Explainer: How hard-hitting are U.S. Congress subpoenas, contempt citations?
(Reuters) - U.S. Attorney General William Barr faces the prospect on Wednesday of a vote by a U.S. House committee to hold him in “contempt of Congress.” What does that mean?
Congress has significant, if time-consuming, powers to demand witnesses and documents. One of these is the contempt citation.
Democrats in the House of Representatives are threatening to use it on multiple fronts, including against Barr for ignoring a subpoena issued by the House Judiciary Committee seeking an unredacted version of the Mueller report on Russian interference in the 2016 U.S. election and President Donald Trump.
Trump and his administration are stonewalling several inquiries being led by House Democrats into his administration, his family and his business interests. Here is how the congressional subpoena, contempt and enforcement process works.
What is a subpoena?
A subpoena is a legally enforceable demand for documents, data, or witness testimony. Subpoenas are typically used by litigants in court cases.
The Supreme Court has recognized Congress’s power to issue subpoenas, saying in order to write laws it also needs to be able to investigate.
Congress’ power to issue subpoenas, while broad, is not unlimited. The high court has said Congress is not a law enforcement agency, and cannot investigate someone purely to expose wrongdoing or damaging information about them for political gain. A subpoena must potentially further some “legitimate legislative purpose,” the court has said.
What can Congress do to a government official who ignores a subpoena?
If lawmakers want to punish someone who ignores a congressional subpoena they typically first hold the offender “in contempt of Congress,” legal experts said.
The contempt process can start in either the House or the Senate. Unlike with legislation, it only takes one of the chambers to make and enforce a contempt citation.
Typically, the members of the congressional committee that issued the subpoena will vote on whether to move forward with a contempt finding. If a majority supports the resolution, then another vote will be held by the entire chamber.
The Democrats have majority control of the House; Trump’s Republican Party holds the Senate.
Only a majority of the 435-member House needs to support a contempt finding for one to be reached. After a contempt vote, Congress has powers to enforce a subpoena.
How is a contempt finding enforced?
The Supreme Court said in 1821 that Congress has “inherent authority” to arrest and detain recalcitrant witnesses.
In 1927, the high court said the Senate acted lawfully in sending its deputy sergeant-at-arms to Ohio to arrest and detain the brother of the then-attorney general, who had refused to testify about a bribery scheme known as the Teapot Dome scandal.

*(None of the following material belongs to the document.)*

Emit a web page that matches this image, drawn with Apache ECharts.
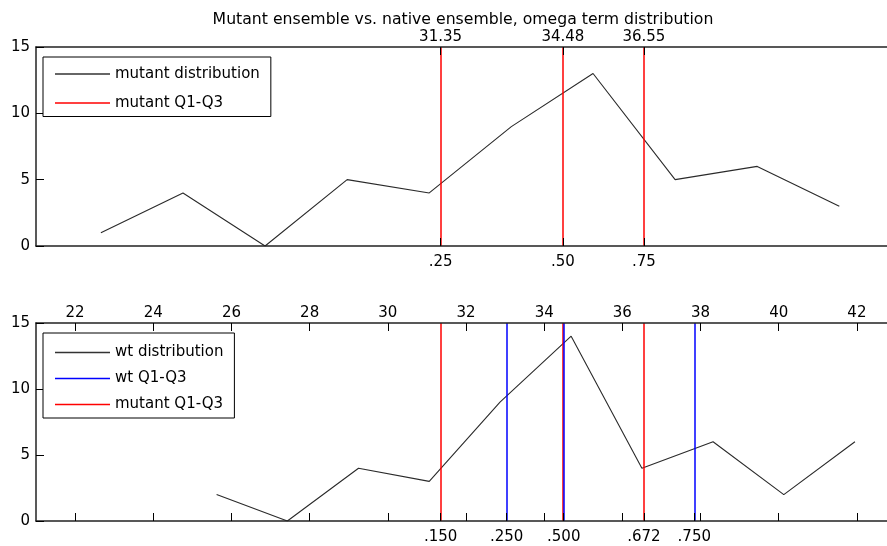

It has been almost a century since Congress exercised this arrest-and-detain authority, and the practice is unlikely to make a comeback, legal experts said.
Alternatively, Congress can ask the U.S. attorney for the District of Columbia, a federal prosecutor, to bring criminal charges against a witness who refuses to appear. There is a criminal law that specifically prohibits flouting a congressional subpoena.
But this option is also unlikely to be pursued, at least when it comes to subpoenas against executive branch officials, given that federal prosecutors are part of the branch’s Justice Department.
“It would be odd, structurally, because it would mean the Trump administration would be acting to enforce subpoenas against the Trump administration,” said Lisa Kern Griffin, a former federal prosecutor and a law professor at Duke University.
For this reason, in modern times Congress has opted for a third and final approach to enforcing a contempt finding: getting its lawyers to bring a civil lawsuit asking a judge to rule that compliance is required.
Failure to comply with such an order can trigger a “contempt of court” finding, enforced through daily fines and even imprisonment, Griffin said.